** AIM **
Assemble all lines in which the string "with" appears.

** DATA SEGMENT **
---*---

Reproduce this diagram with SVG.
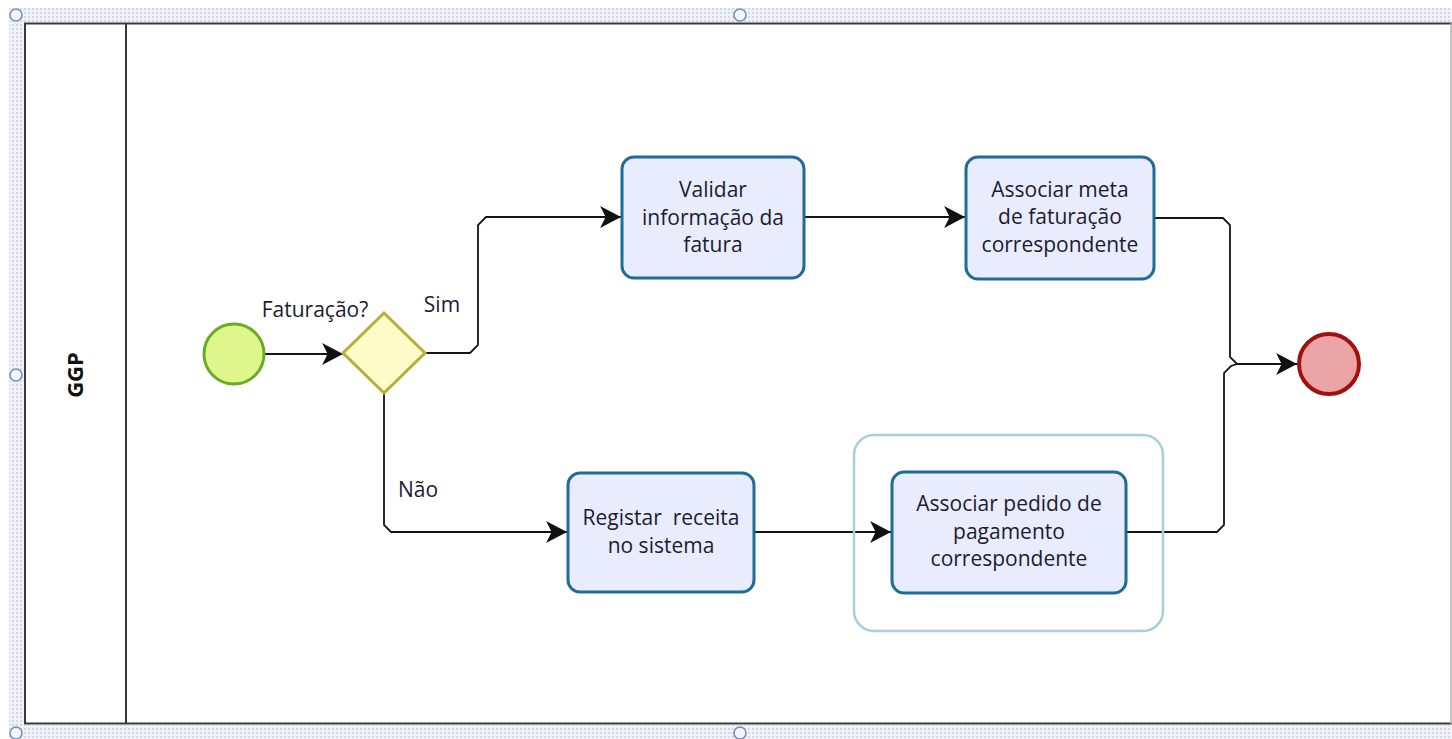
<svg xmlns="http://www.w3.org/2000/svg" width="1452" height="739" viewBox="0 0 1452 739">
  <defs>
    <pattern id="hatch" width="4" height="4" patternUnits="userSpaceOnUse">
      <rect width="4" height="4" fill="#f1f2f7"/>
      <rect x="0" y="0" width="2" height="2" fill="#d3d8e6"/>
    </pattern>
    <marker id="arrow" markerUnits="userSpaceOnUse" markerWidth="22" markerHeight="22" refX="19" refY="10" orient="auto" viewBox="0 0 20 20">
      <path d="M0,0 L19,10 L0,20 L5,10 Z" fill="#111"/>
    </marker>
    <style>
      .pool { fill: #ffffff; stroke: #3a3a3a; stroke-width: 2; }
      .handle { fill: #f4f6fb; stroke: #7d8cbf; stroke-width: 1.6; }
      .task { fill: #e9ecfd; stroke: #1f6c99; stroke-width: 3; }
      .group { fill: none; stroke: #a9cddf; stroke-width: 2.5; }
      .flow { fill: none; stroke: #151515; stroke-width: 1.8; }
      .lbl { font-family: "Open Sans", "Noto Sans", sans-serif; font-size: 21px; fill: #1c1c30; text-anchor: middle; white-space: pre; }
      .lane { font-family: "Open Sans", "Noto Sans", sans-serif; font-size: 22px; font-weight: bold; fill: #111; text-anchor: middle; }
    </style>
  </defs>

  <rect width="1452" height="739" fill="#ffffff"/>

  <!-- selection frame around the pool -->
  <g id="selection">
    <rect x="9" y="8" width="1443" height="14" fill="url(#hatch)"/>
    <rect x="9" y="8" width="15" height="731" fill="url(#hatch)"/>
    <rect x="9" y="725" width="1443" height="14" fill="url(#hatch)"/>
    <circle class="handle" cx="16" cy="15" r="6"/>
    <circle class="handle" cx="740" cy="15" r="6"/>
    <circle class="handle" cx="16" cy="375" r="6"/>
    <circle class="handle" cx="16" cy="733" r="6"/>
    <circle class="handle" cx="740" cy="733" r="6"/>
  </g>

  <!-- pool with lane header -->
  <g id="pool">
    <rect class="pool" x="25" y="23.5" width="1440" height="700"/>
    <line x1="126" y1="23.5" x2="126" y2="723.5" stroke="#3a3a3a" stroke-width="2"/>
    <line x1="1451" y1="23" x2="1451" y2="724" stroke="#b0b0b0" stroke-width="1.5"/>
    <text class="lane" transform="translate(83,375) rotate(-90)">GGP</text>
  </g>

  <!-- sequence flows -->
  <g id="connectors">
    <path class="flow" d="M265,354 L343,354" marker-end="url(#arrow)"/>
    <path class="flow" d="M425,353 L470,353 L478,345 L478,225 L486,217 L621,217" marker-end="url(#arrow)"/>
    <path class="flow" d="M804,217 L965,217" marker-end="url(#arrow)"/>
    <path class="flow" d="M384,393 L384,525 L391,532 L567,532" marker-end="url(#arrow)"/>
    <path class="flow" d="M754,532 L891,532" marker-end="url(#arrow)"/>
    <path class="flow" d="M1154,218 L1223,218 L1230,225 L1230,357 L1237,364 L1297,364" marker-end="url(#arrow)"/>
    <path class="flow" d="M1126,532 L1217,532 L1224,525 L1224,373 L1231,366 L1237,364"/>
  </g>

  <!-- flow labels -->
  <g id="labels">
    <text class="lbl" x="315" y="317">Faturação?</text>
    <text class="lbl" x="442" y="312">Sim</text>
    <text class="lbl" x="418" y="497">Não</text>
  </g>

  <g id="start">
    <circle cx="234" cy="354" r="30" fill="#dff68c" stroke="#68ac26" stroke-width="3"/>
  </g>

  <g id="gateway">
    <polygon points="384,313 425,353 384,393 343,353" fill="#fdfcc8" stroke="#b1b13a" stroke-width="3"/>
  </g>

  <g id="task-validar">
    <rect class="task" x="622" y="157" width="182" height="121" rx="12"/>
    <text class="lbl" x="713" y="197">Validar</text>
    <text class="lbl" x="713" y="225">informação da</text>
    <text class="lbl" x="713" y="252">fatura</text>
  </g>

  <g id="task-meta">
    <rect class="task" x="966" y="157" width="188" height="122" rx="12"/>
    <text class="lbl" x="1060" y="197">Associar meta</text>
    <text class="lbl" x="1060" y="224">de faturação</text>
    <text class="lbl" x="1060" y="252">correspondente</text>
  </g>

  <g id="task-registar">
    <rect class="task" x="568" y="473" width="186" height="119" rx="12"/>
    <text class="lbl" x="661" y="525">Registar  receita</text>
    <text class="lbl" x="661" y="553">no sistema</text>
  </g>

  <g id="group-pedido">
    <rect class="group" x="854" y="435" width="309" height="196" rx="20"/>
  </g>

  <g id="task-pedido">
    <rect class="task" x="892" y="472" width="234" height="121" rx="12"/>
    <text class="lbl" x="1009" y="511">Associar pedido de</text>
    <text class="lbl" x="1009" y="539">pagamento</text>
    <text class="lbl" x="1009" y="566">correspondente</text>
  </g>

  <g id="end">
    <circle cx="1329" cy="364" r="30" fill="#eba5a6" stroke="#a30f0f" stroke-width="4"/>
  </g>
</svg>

---*---

** CORRECT OUTPUT **
Reproduce this diagram with SVG.
  <!-- pool with lane header -->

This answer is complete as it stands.